Claim: Claim brought Forward by DOJ and CFPB.

Read More: Complaint, Consent Order, Press Release

3.  Fort Davis State Bank

Allegation:  It was alleged that Fort Davis State Bank charged Hispanics higher interest rates on unsecured consumer loans compared to rates charged to similarly situated non-Hispanic white borrowers.

Additional Insight from Claim: The allegation claimed that the Bank did not have written defined pricing guidelines or specific policies related to loan pricing of unsecured consumer loans. It also stated that the Bank did not use a uniform pricing system such as a rate sheet, and that loan officers had broad subjective discretion to set interest rates on unsecured loans.

Consent Order Filed 12/19/13:

  • The Bank agreed to pay $159,000 to resolve allegations that the Bank charged higher prices for unsecured consumer loans to Hispanic borrowers than to similarly qualified non-Hispanic borrowers.
  • Other requirements: Develop uniform pricing policies and procedures; monitor interest rates and require a quarterly review by senior managers; implement an ECOA Training Program; implement a Complaint Resolution Program; and evaluate and monitor ongoing compliance. 

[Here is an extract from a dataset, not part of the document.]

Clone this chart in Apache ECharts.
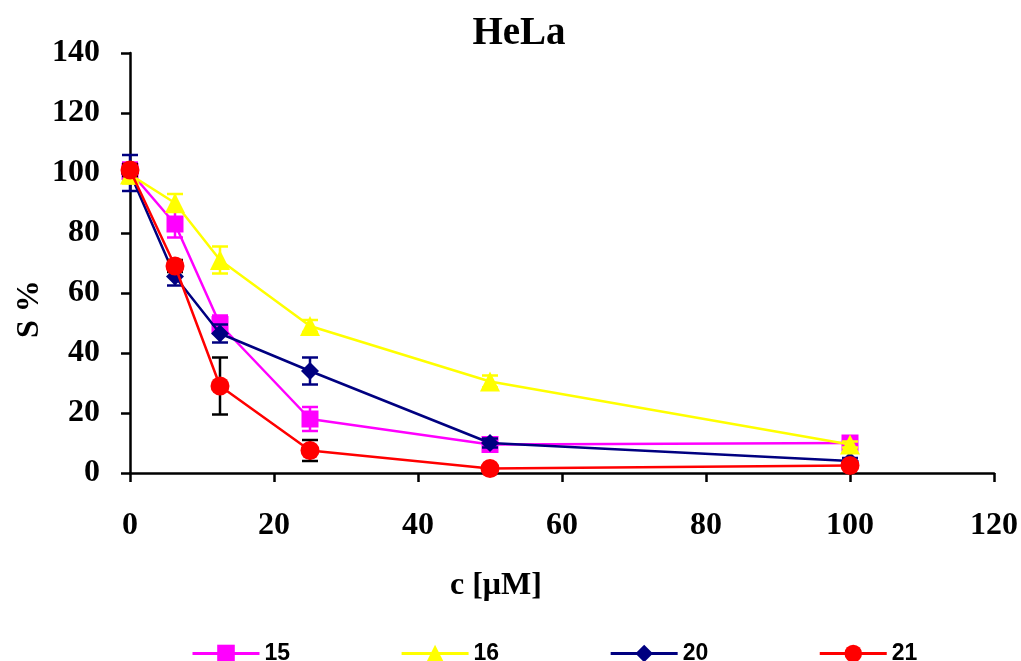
<!DOCTYPE html>
<html>
<head>
<meta charset="utf-8">
<script src="https://cdn.jsdelivr.net/npm/echarts@6/dist/echarts.min.js"></script>
<style>
  html, body { margin: 0; padding: 0; background: #fff; }
  #chart { width: 1021px; height: 661px; }
</style>
</head>
<body>
<div id="chart"></div>
<script>
// concentrations (µM)
const conc = [0, 6.25, 12.5, 25, 50, 100];

// survival S % for each compound
const s15 = [100.5, 83, 49.5, 18, 9.5, 10];
const s16 = [99.5, 90, 71, 49, 30.5, 9.5];
const s20 = [100, 65.5, 46.5, 34, 10, 4];
const s21 = [101, 69, 29, 7.5, 1.5, 2.5];

// error bars (+/-)
const e15 = [3, 4.5, 3, 4, 2, 1.5];
const e16 = [3, 3, 4.5, 2, 2, 1];
const e20 = [6, 3, 3, 4.5, 1.5, 1];
const e21 = [2, 2, 9.5, 3.5, 1, 1];

const names = ["15", "16", "20", "21"];

const serif = "'Liberation Serif', 'Times New Roman', serif";

function pts(ys) {
  return conc.map((x, i) => [x, ys[i]]);
}
function errPts(ys, es) {
  return conc.map((x, i) => [x, ys[i], es[i]]);
}

function errorSeries(ys, es, color, z) {
  return {
    type: "custom",
    z: z,
    silent: true,
    data: errPts(ys, es),
    encode: { x: 0, y: 1 },
    renderItem: function (params, api) {
      const x = api.value(0);
      const y = api.value(1);
      const e = api.value(2);
      const top = api.coord([x, y + e]);
      const bot = api.coord([x, y - e]);
      const w = 8;
      const st = { stroke: color, lineWidth: 2.5 };
      return {
        type: "group",
        children: [
          { type: "line", shape: { x1: top[0], y1: top[1], x2: bot[0], y2: bot[1] }, style: st },
          { type: "line", shape: { x1: top[0] - w, y1: top[1], x2: top[0] + w, y2: top[1] }, style: st },
          { type: "line", shape: { x1: bot[0] - w, y1: bot[1], x2: bot[0] + w, y2: bot[1] }, style: st }
        ]
      };
    }
  };
}

function lineSeries(name, ys, color, symbol, size, z) {
  return {
    name: name,
    type: "line",
    z: z,
    data: pts(ys),
    symbol: symbol,
    symbolSize: size,
    showAllSymbol: true,
    lineStyle: { color: color, width: 2.5 },
    itemStyle: { color: color, opacity: 1 },
    animation: false
  };
}

const myChart = echarts.init(document.getElementById("chart"));
const option = {
  animation: false,
  backgroundColor: "#fff",
  title: {
    text: "HeLa",
    left: 514,
    top: 9,
    textAlign: "center",
    textStyle: { fontFamily: serif, fontWeight: "bold", fontSize: 39, color: "#000" }
  },
  grid: { left: 130, right: 27, top: 53, bottom: 188 },
  xAxis: {
    type: "value",
    min: 0,
    max: 120,
    interval: 20,
    splitLine: { show: false },
    axisLine: { onZero: false, lineStyle: { color: "#000", width: 2.5 } },
    axisTick: { show: true, length: 9, lineStyle: { color: "#000", width: 2.5 } },
    axisLabel: { margin: 37, color: "#000", fontFamily: serif, fontWeight: "bold", fontSize: 32 }
  },
  yAxis: {
    type: "value",
    min: 0,
    max: 140,
    interval: 20,
    splitLine: { show: false },
    axisLine: { show: true, lineStyle: { color: "#000", width: 2.5 } },
    axisTick: { show: true, length: 9, lineStyle: { color: "#000", width: 2.5 } },
    axisLabel: { margin: 30, color: "#000", fontFamily: serif, fontWeight: "bold", fontSize: 32 }
  },
  legend: {
    data: names,
    left: 186,
    top: 637,
    itemWidth: 67,
    itemHeight: 22,
    itemGap: 110,
    lineStyle: { width: 3 },
    textStyle: {
      fontFamily: "'Liberation Sans', Arial, sans-serif",
      fontWeight: "bold",
      fontSize: 23,
      color: "#000"
    }
  },
  graphic: [
    {
      type: "text",
      left: 450,
      top: 570,
      style: { text: "c [\u03bcM]", font: "bold 32px " + serif, fill: "#000" }
    },
    {
      type: "text",
      x: 14,
      y: 338,
      rotation: Math.PI / 2,
      style: { text: "S %", font: "bold 32px " + serif, fill: "#000" }
    }
  ],
  series: [
    errorSeries(s15, e15, "#ff00ff", 2),
    errorSeries(s20, e20, "#000080", 3),
    errorSeries(s16, e16, "#ffff00", 4),
    errorSeries(s21, e21, "#000000", 5),
    lineSeries("15", s15, "#ff00ff", "rect", 17, 2),
    lineSeries("16", s16, "#ffff00", "triangle", 20, 4),
    lineSeries("20", s20, "#000080", "diamond", 18, 3),
    lineSeries("21", s21, "#ff0000", "circle", 19, 5)
  ]
};
myChart.setOption(option);
</script>
</body>
</html>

Claim: Claim brought Forward by DOJ.

Read More: Complaint, Consent Order, Press Release

The 5 Industry Messages Telegraphed by the Regulators with these Settlements

  1. BEWARE OF DISCRETION: Discretion in the underwriting or pricing process may bring your organization unwanted regulatory attention. When discretion and disparities both exist, you need to be prepared with crisp explanations regarding your practices.   
  2. FAIR LENDING COMPLIANCE EXTENDS BEYOND LARGE INSTITUTIONS: The regulator focus extends well beyond the large banks. Smaller financial institutions' lending practices and compliance management systems are facing increased scrutiny.
  3. NEED FOR REGULAR RISK ASSESSMENTS (WITH DATA ANALYSIS): Regular fair lending risk assessments (that include data analysis) are needed to help you identify the areas of concern and allow for correction.
  4. NEED FOR ONGOING COMPLIANCE MANAGEMENT PROGRAM: A strong fair lending compliance management program should provide your financial institution clear guidelines (policies and procedures), training, and monitoring to manage ongoing fair lending risk. 
  5. FAIR LENDING EXTENDS BEYOND MORTGAGE LENDING: The regulators’ focus on fair lending extends beyond mortgage lending. Lenders should take note of the recent indirect auto lending and unsecured consumer lending settlements.

TRUPOINT Viewpoint: Fair Lending compliance is a team sport!  As you look to champion your firm's success in 2014, your entire management team should be aware of these end of year messages the regulators have telegraphed.  

TRUPOINT Partners wishes you a successful and compliant 2014.